El pasado mes de enero entró en vigor la última modificación de la Ley Electoral , en la que el legislador debió olvidarse de incluir la posibilidad de que las campañas electorales se realicen, a partir de ahora, en los juzgados. Desde hace ya algunos meses, no hay día en que no nos levantemos con una nueva noticia de cargos públicos (o aspirantes a serlo) imputados o acusados de los más variados delitos.
O la política se ha corrompido definitivamente, cosa que me resisto a creer pese a que la opinión pública empieza a ser favorable a esta opción, o los partidos políticos han encontrado en los juzgados un filón de votos que son incapaces de conseguir de cualquier otra forma más recomendable en democracia.
No voy a poner en duda la necesidad de mantener, en lo público y en lo privado, el cumplimiento de la legalidad y de que deben perseguirse aquellos actos que conlleven un perjuicio para la sociedad, pero creo que nuestros políticos se están extralimitando un poco en la apreciación del concepto y que estamos cada vez más cerca del todo vale y más alejados de la coherencia más básica.
Si, hasta hace unos meses, los programas del corazón se llevaban la palma en cantidad de querellas, ahora son los políticos quienes luchan, a toda costa, por conseguir este absurdo record. El resultado es que, entre unos y otros, las querellas se reparten con la misma facilidad que la publicidad en la puerta de un Pans&Company, con el consiguiente bloqueo de la justicia y el gasto público que conlleva este peligroso juego.

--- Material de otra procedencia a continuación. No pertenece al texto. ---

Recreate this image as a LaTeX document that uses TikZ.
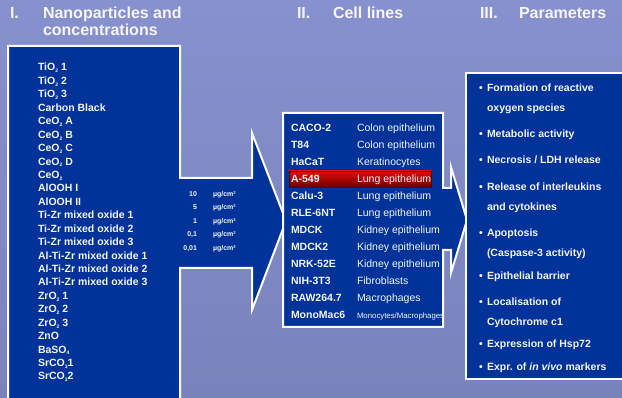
\documentclass[tikz,border=0pt]{standalone}
\usepackage{fontspec}
\setmainfont{Liberation Sans}
\definecolor{bgtop}{RGB}{134,145,205}
\definecolor{bgbot}{RGB}{122,130,188}
\definecolor{boxblue}{RGB}{0,51,153}
\definecolor{txt}{RGB}{245,245,250}
\definecolor{redtop}{RGB}{230,10,10}
\definecolor{redbot}{RGB}{110,0,0}
\newcommand\subsm[1]{\raisebox{-0.35ex}{\fontsize{5}{5}\selectfont #1}}
\tikzset{
  panel/.style={fill=boxblue, draw=white, line width=2pt, line join=miter},
  head/.style={inner sep=0pt, outer sep=0pt, anchor=base west, text=txt, font=\fontsize{16}{16}\selectfont\bfseries},
  item/.style={inner sep=0pt, outer sep=0pt, anchor=base west, text=txt, font=\fontsize{10.5}{10.5}\selectfont\bfseries},
  desc/.style={inner sep=0pt, outer sep=0pt, anchor=base west, text=txt, font=\fontsize{10.5}{10.5}\selectfont},
  conc/.style={inner sep=0pt, outer sep=0pt, anchor=base east, text=txt, font=\fontsize{7}{7}\selectfont\bfseries},
  unit/.style={inner sep=0pt, outer sep=0pt, anchor=base west, text=txt, font=\fontsize{7}{7}\selectfont\bfseries},
}
\begin{document}
\begin{tikzpicture}[x=1pt,y=-1pt]
\useasboundingbox (0,0) rectangle (622,398);
\clip (0,0) rectangle (622,398);
\shade[top color=bgtop, bottom color=bgbot] (0,0) rectangle (622,398);

% headers
\node[head] (h1n) at (10,19) {I.};
\node[head] (h1a) at (43,19) {Nanoparticles and};
\node[head] (h1b) at (43,36) {concentrations};
\node[head] (h2n) at (297,19) {II.};
\node[head] (h2a) at (333,19) {Cell lines};
\node[head] (h3n) at (480,19) {III.};
\node[head] (h3a) at (519,19) {Parameters};

% panel I with arrow
\draw[panel] (8,46) -- (180,46) -- (180,178) -- (252,178) -- (252,133) -- (286,221)
  -- (252,310) -- (252,268) -- (180,268) -- (180,405) -- (8,405) -- cycle;

% panel II with arrow
\draw[panel] (283,113) -- (443,113) -- (443,188) -- (451,188) -- (451,167) -- (467,220)
  -- (451,273) -- (451,250) -- (443,250) -- (443,327) -- (283,327) -- cycle;

% panel III
\draw[panel] (466,73) -- (630,73) -- (630,379) -- (466,379) -- cycle;

% nanoparticles list
\foreach \t [count=\i from 0] in {
  TiO\subsm{2} 1, TiO\subsm{2} 2, TiO\subsm{2} 3, Carbon Black,
  CeO\subsm{2} A, CeO\subsm{2} B, CeO\subsm{2} C, CeO\subsm{2} D, CeO\subsm{2},
  AlOOH I, AlOOH II,
  Ti-Zr mixed oxide 1, Ti-Zr mixed oxide 2, Ti-Zr mixed oxide 3,
  Al-Ti-Zr mixed oxide 1, Al-Ti-Zr mixed oxide 2, Al-Ti-Zr mixed oxide 3,
  ZrO\subsm{2} 1, ZrO\subsm{2} 2, ZrO\subsm{2} 3, ZnO, BaSO\subsm{4},
  SrCO\subsm{3}1, SrCO\subsm{3}2}
  \node[item] (np\i) at (38,{71+13.43*\i}) {\t};

% concentrations
\foreach \c [count=\i from 0] in {10,5,1,{0,1},{0,01}} {
  \node[conc] (c\i) at (197,{196.5+13.5*\i}) {\c};
  \node[unit] (u\i) at (213,{196.5+13.5*\i}) {µg/cm²};
}

% highlight bar
\shade[top color=redtop, bottom color=redbot, draw=black!70!red, line width=0.6pt] (289,171) rectangle (431,187);

% cell lines
\foreach \n/\d [count=\i from 0] in {
  CACO-2/Colon epithelium, T84/Colon epithelium, HaCaT/Keratinocytes,
  A-549/Lung epithelium, Calu-3/Lung epithelium, RLE-6NT/Lung epithelium,
  MDCK/Kidney epithelium, MDCK2/Kidney epithelium, NRK-52E/Kidney epithelium,
  NIH-3T3/Fibroblasts, RAW264.7/Macrophages} {
  \node[item] (cl\i) at (291,{132+17*\i}) {\n};
  \node[desc] (cd\i) at (357,{132+17*\i}) {\d};
}
\node[item] (cl11) at (291,319) {MonoMac6};
\node[desc, font=\fontsize{7.8}{7.8}\selectfont] (cd11) at (357,319) {Monocytes/Macrophages};

% parameters
\foreach \y/\t [count=\i] in {92/Formation of reactive, 138/Metabolic activity, 164/{Necrosis / LDH release},
  191/Release of interleukins, 237/Apoptosis, 280/Epithelial barrier, 306/Localisation of,
  348/Expression of Hsp72} {
  \node[item] (b\i) at (479,\y) {•};
  \node[item] (p\i) at (487,\y) {\t};
}
\node[item] (p1b) at (487,112) {oxygen species};
\node[item] (p4b) at (487,211) {and cytokines};
\node[item] (p5b) at (487,257) {(Caspase-3 activity)};
\node[item] (p7b) at (487,326) {Cytochrome c1};
\node[item] (b9) at (479,371) {•};
\node[item] (p9) at (487,371) {Expr. of \textit{in vivo} markers};
\end{tikzpicture}
\end{document}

Lo que quizá los partidos no entienden es que, con estas actitudes, lo que se está minando no es al oponente, sino a la confianza del electorado en la totalidad de la clase política. No se puede dar el mismo trato a todos los casos, con independencia de que el Derecho penal los sitúe a todos bajo el mismo nombre, y por mucho que a los partidos les interese integrar a todos los imputados en un mismo saco.
Lo peor de todo (o lo mejor, que nunca se sabe), es que pasados unos días nunca se vuelve a oír hablar de estos asuntos y nunca llega, si se me permite la expresión, la sangre al río. Son muy pocos los asuntos que acaban en una inhabilitación y, menos aún, en penas de prisión, lo cual demuestra la falta de contenido y argumentos que sujetan a la mayoría de ellos.
De verdad esta política ni es democrática ni es nada. Ya no vale aportar o plantear mejores resultados o mejores propuestas para la sociedad y para los ciudadanos. Solo cuenta acumular más imputados en el campo contrario y descalificar, de la forma que sea, al adversario político, lo merezca o no.
Valga, como ejemplo, la comparación de Mariano Rajoy con Silvio Berlusconi que hizo esta semana Jorge Alarte (es el candidato socialista a la presidencia de la Generalitat Valenciana , por si alguien no lo conoce). Con ella se alcanzan ya cotas del ridículo más espantoso a que puede llegarse en una pre-campaña electoral. Y todo a cuenta de los famosos trajes, que de tan sobreutilizados acabaran volviéndose contra su promotor. Por cierto, con la de veces que hemos tenido que oír, quienes somos aficionados a la buena mesa, aquello de “más vale comprarte un traje que invitarte a comer”, ahora resulta que es delito penal. Ni la sociedad entiende a los políticos, ni los políticos entienden a la sociedad, y eso que dicen que unos representan a los otros. Eso habrá que verlo.